The reason this is such a good point to hammer home and drive support at the polls is because the country really is badly divided, for a whole host of reasons. A partial list of causes would include decades of bad trade deals, stupid wars, and massive illegal immigration, all of which have been compounded by the more recent outbreak of the liberty-destroying viruses of political correctness and critical race theory, together with a news media that prefers to push narratives (always, conveniently, in favor of the Democratic Party) rather than report facts.
America is seriously polarized, and Americans have been set at each other’s throats along lines of race, class, and sex. What, then, might bring the vast majority of Americans together?
Ordinarily, a country (especially one like ours) would be able to rally to its founding and its shared traditions to inspire unity again. High ideals and past triumphs would provide more than ample motivation to tackle the challenges that face them. But how can we forge togetherness and unity out of rancid raw material—intense division bordering on outright hatred for those who vote for the other party and dangerous, not to mention deeply irresponsible, rhetoric endorsing a “coup” should the president win reelection?
President Trump seems to have hit on the method: Stress something that still binds us, despite all the hate.
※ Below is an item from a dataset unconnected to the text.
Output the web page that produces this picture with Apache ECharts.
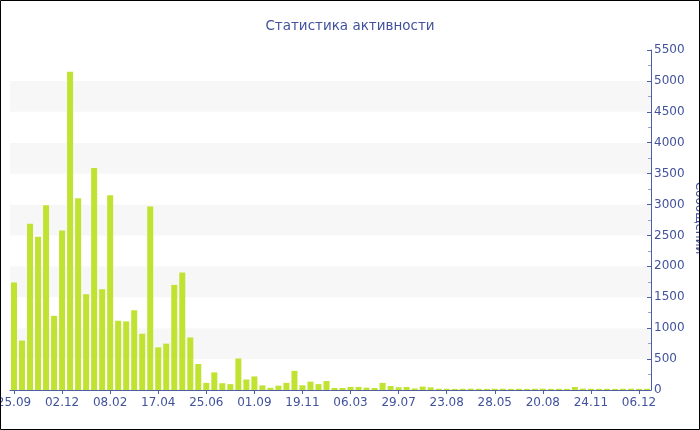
<!DOCTYPE html>
<html>
<head>
<meta charset="utf-8">
<script src="https://cdn.jsdelivr.net/npm/echarts@6/dist/echarts.min.js"></script>
<style>
html,body{margin:0;padding:0;background:#fff;}
#chart{width:700px;height:430px;}
</style>
</head>
<body>
<div id="chart"></div>
<script>
var titleText = 'Статистика активности';
var yAxisName = 'Сообщений';
var tickLabels = ['25.09','02.12','08.02','17.04','25.06','01.09','19.11','06.03','29.07','23.08','28.05','20.08','24.11','06.12'];
var values = [
  1740, 800, 2690, 2480, 2990, 1200, 2580, 5150, 3100, 1550,
  3590, 1630, 3150, 1120, 1110, 1290, 910, 2970, 690, 750,
  1700, 1900, 850, 420, 115, 285, 110, 95, 510, 170,
  220, 75, 35, 70, 115, 310, 76, 135, 95, 145,
  32, 32, 50, 50, 38, 32, 115, 65, 45, 49,
  25, 55, 43, 20, 20, 18, 20, 22, 20, 18,
  20, 21, 19, 20, 18, 20, 22, 19, 20, 18,
  48, 22, 20, 19, 20, 18, 20, 21, 19, 20
];
var categories = [];
for (var i = 0; i < values.length; i++) {
  categories.push(i % 6 === 0 ? tickLabels[i / 6] : '');
}
var blue = '#41529c';
var chart = echarts.init(document.getElementById('chart'));
chart.setOption({
  animation: false,
  backgroundColor: '#fff',
  title: {
    text: titleText,
    left: 'center',
    top: 14,
    textStyle: {color: blue, fontFamily: 'DejaVu Sans', fontSize: 13.5, fontWeight: 'normal'}
  },
  graphic: [{
    type: 'rect',
    shape: {x: 0.5, y: 0.5, width: 699, height: 429},
    style: {fill: 'none', stroke: '#000', lineWidth: 1},
    silent: true,
    z: 100
  }, {
    type: 'text',
    x: 699,
    y: 218,
    rotation: -Math.PI / 2,
    silent: true,
    z: 50,
    style: {
      text: yAxisName,
      fill: blue,
      font: '12px "DejaVu Sans"',
      textAlign: 'center',
      textVerticalAlign: 'middle'
    }
  }],
  grid: {left: 10, right: 49, top: 50, bottom: 40, containLabel: false, outerBoundsMode: 'none'},
  xAxis: {
    type: 'category',
    data: categories,
    boundaryGap: true,
    axisLine: {lineStyle: {color: '#4d5ea3', width: 1}},
    axisTick: {show: true, alignWithLabel: true, interval: 5, length: 4, lineStyle: {color: '#4d5ea3'}},
    axisLabel: {interval: 5, color: blue, fontFamily: 'DejaVu Sans', fontSize: 12, margin: 7},
    splitLine: {show: false}
  },
  yAxis: {
    type: 'value',
    position: 'right',
    min: 0,
    max: 5500,
    interval: 500,
    axisLine: {show: true, lineStyle: {color: '#4d5ea3', width: 1}},
    axisTick: {show: true, inside: true, length: 4, lineStyle: {color: '#4d5ea3'}},
    minorTick: {show: true, splitNumber: 2, length: 3, lineStyle: {color: '#9aa3c8'}},
    axisLabel: {color: blue, fontFamily: 'DejaVu Sans', fontSize: 12, margin: 3,
      formatter: function (v) { return String(v); }},
    splitLine: {show: false},
    splitArea: {show: true, areaStyle: {color: ['#ffffff', '#f7f7f7']}}
  },
  series: [{
    type: 'bar',
    data: values,
    barCategoryGap: '25%',
    itemStyle: {color: '#c0e332'}
  }]
});
</script>
</body>
</html>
Americans can still agree that widely shared prosperity is better than destitution and recession, and President Trump must stress that he can deliver that economic success story again if he is given a second term. Again, he already has.
At a moment when our nation is in so many ways like a “house divided,” mutual enmity and mistrust are the order of the day, and we disagree vigorously on first principles, a leader must—of necessity—look to “lower” goods to foster unity. Material prosperity is one such avenue. None of this is to say that economic growth, resulting in improved conditions for many, is not important; it certainly is. But rather that material prosperity is a means to an end, not an end in itself. Mere life, even a comfortable one, ought to be in service of living a good life. But if mere life is all that can unite us, so be it, and only a fool would fail to stress it.
And at this critical inflection point in the history of our country, that might be the only thing about which we can all agree. That’s OK, and President Trump should push it from now until the fat lady sings because it’s his ticket to four more years—and it’s America’s ticket to get off this frightening slope to its destruction.